In [10]:
# 1. 설치
!pip install gymnasium imageio



In [11]:
# DQN 적용
import gymnasium as gym
import numpy as np
import random
from collections import deque
import torch
import torch.nn as nn
import torch.optim as optim
import imageio
import os


* gymnasium: 환경(CartPole)을 제공

* torch: DQN 신경망 구현 및 학습

* imageio: 프레임을 GIF로 저장

* deque: 경험 리플레이 버퍼

In [12]:
# 환경 초기화
env = gym.make("Acrobot-v1", render_mode="rgb_array") # 환경: "rgb_array"로 설정해 시각화 가능
obs_shape = env.observation_space.shape[0]
n_actions = env.action_space.n

In [13]:
# PyTorch DQN 모델 정의
# 모델: 24 → 24 → n_actions 구조의 2층 fully connected 신경망
class DQN(nn.Module):
    def __init__(self, input_dim, output_dim):
        super(DQN, self).__init__()
        self.fc1 = nn.Linear(input_dim, 24)
        self.fc2 = nn.Linear(24, 24)
        self.out = nn.Linear(24, output_dim)

    def forward(self, x):
        x = torch.relu(self.fc1(x))
        x = torch.relu(self.fc2(x))
        return self.out(x)

In [14]:
# 주요 하이퍼파라미터
learning_rate = 0.001
gamma = 0.99
epsilon = 1.0
epsilon_decay = 0.995
min_epsilon = 0.01
batch_size = 64
memory = deque(maxlen=2000) # 리플레이 버퍼 (최대 2000개 저장)
n_episodes = 500

# 모델 및 타겟 모델 생성
policy_net = DQN(obs_shape, n_actions)
target_net = DQN(obs_shape, n_actions) # 안정성을 위한 타겟 Q-network
target_net.load_state_dict(policy_net.state_dict())
target_net.eval()
optimizer = optim.Adam(policy_net.parameters(), lr=learning_rate)
criterion = nn.MSELoss()

In [15]:
# GPU 사용 가능 시
device = torch.device("cuda" if torch.cuda.is_available() else "cpu")
policy_net.to(device)
target_net.to(device)

# 학습 루프 및 GIF 저장용 프레임 리스트
frames = []
out_dir = "dqn_frames"
os.makedirs(out_dir, exist_ok=True)

In [16]:
for episode in range(n_episodes):
    obs, _ = env.reset()
    total_reward = 0
    done = False
    obs = torch.tensor(obs, dtype=torch.float32).to(device)

    while not done: # 탐험과 활용을 섞어가며 액션 선택
        if np.random.rand() < epsilon:
            action = env.action_space.sample()
        else:
            with torch.no_grad():
                q_values = policy_net(obs.unsqueeze(0))
                action = q_values.argmax().item()

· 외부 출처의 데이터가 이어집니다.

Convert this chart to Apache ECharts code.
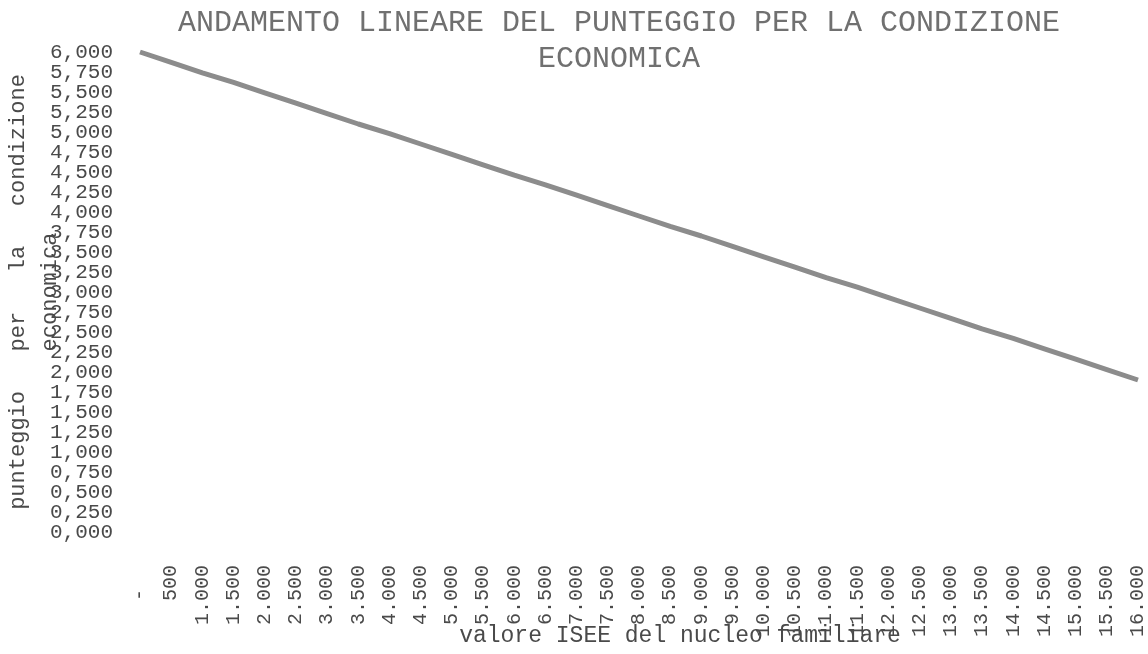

        next_obs, reward, terminated, truncated, _ = env.step(action)
        done = terminated or truncated

        if episode % 10 == 0: #10번째 에피소드마다 환경 상태를 저장해 GIF로 만들기 위함
            frame = env.render()
            frames.append(frame)

        next_obs_tensor = torch.tensor(next_obs, dtype=torch.float32).to(device)
        memory.append((obs.cpu().numpy(), action, reward, next_obs_tensor.cpu().numpy(), done)) # 경험 저장

        obs = next_obs_tensor
        total_reward += reward

        # 경험 리플레이 학습 : 배치 학습 => 배치 샘플링 → 예측값과 타겟값 비교 → loss 최소화
        if len(memory) >= batch_size:
            minibatch = random.sample(memory, batch_size)
            states, actions, rewards, next_states, dones = zip(*minibatch)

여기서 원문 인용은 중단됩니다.